Maintaining a subsystem, as a general rule, requires a familiarity with the
Git source-code management system.  Git is a powerful tool with a lot of
features; as is often the case with such tools, there are right and wrong
ways to use those features.  This document looks in particular at the use
of rebasing and merging.  Maintainers often get in trouble when they use
those tools incorrectly, but avoiding problems is not actually all that
hard.

One thing to be aware of in general is that, unlike many other projects,
the kernel community is not scared by seeing merge commits in its
development history.  Indeed, given the scale of the project, avoiding
merges would be nearly impossible.  Some problems encountered by
maintainers result from a desire to avoid merges, while others come from
merging a little too often.

Rebasing
========

"Rebasing" is the process of changing the history of a series of commits
within a repository.  There are two different types of operations that are
referred to as rebasing since both are done with the ``git rebase``
command, but there are significant differences between them:

 - Changing the parent (starting) commit upon which a series of patches is
   built.  For example, a rebase operation could take a patch set built on
   the previous kernel release and base it, instead, on the current
   release.  We'll call this operation "reparenting" in the discussion
   below.

 - Changing the history of a set of patches by fixing (or deleting) broken
   commits, adding patches, adding tags to commit changelogs, or changing
   the order in which commits are applied.  In the following text, this
   type of operation will be referred to as "history modification"

The term "rebasing" will be used to refer to both of the above operations.
Used properly, rebasing can yield a cleaner and clearer development
history; used improperly, it can obscure that history and introduce bugs.

There are a few rules of thumb that can help developers to avoid the worst
perils of rebasing:

 - History that has been exposed to the world beyond your private system
   should usually not be changed.  Others may have pulled a copy of your
   tree and built on it; modifying your tree will create pain for them.  If
   work is in need of rebasing, that is usually a sign that it is not yet
   ready to be committed to a public repository.

   That said, there are always exceptions.  Some trees (linux-next being
   a significant example) are frequently rebased by their nature, and
   developers know not to base work on them.  Developers will sometimes
   expose an unstable branch for others to test with or for automated
   testing services.  If you do expose a branch that may be unstable in
   this way, be sure that prospective users know not to base work on it.

 - Do not rebase a branch that contains history created by others.  If you
   have pulled changes from another developer's repository, you are now a
   custodian of their history.  You should not change it.  With few
   exceptions, for example, a broken commit in a tree like this should be
   explicitly reverted rather than disappeared via history modification.

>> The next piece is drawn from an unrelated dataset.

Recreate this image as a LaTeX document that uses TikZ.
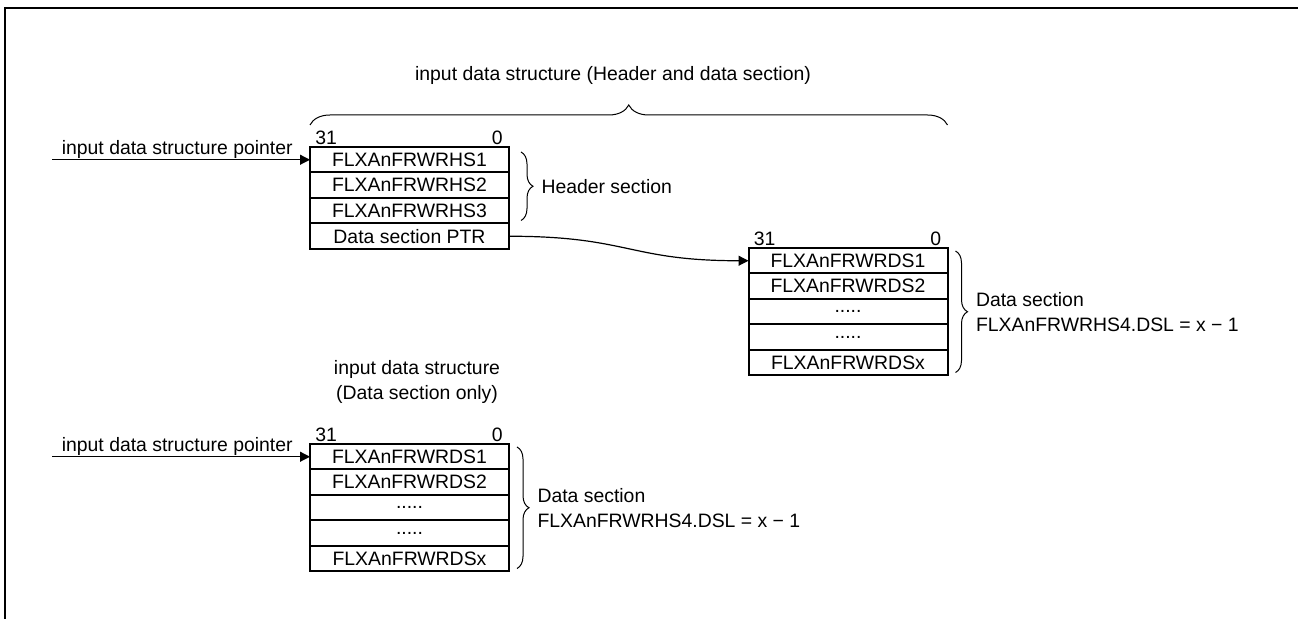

 - Do not reparent a tree without a good reason to do so.  Just being on a
   newer base or avoiding a merge with an upstream repository is not
   generally a good reason.

 - If you must reparent a repository, do not pick some random kernel commit
   as the new base.  The kernel is often in a relatively unstable state
   between release points; basing development on one of those points
   increases the chances of running into surprising bugs.  When a patch
   series must move to a new base, pick a stable point (such as one of
   the -rc releases) to move to.

 - Realize that reparenting a patch series (or making significant history
   modifications) changes the environment in which it was developed and,
   likely, invalidates much of the testing that was done.  A reparented
   patch series should, as a general rule, be treated like new code and
   retested from the beginning.

A frequent cause of merge-window trouble is when Linus is presented with a
patch series that has clearly been reparented, often to a random commit,
shortly before the pull request was sent.  The chances of such a series
having been adequately tested are relatively low - as are the chances of
the pull request being acted upon.

If, instead, rebasing is limited to private trees, commits are based on a
well-known starting point, and they are well tested, the potential for
trouble is low.

Merging
=======

Merging is a common operation in the kernel development process; the 5.1
development cycle included 1,126 merge commits - nearly 9% of the total.
Kernel work is accumulated in over 100 different subsystem trees, each of
which may contain multiple topic branches; each branch is usually developed
independently of the others.  So naturally, at least one merge will be
required before any given branch finds its way into an upstream repository.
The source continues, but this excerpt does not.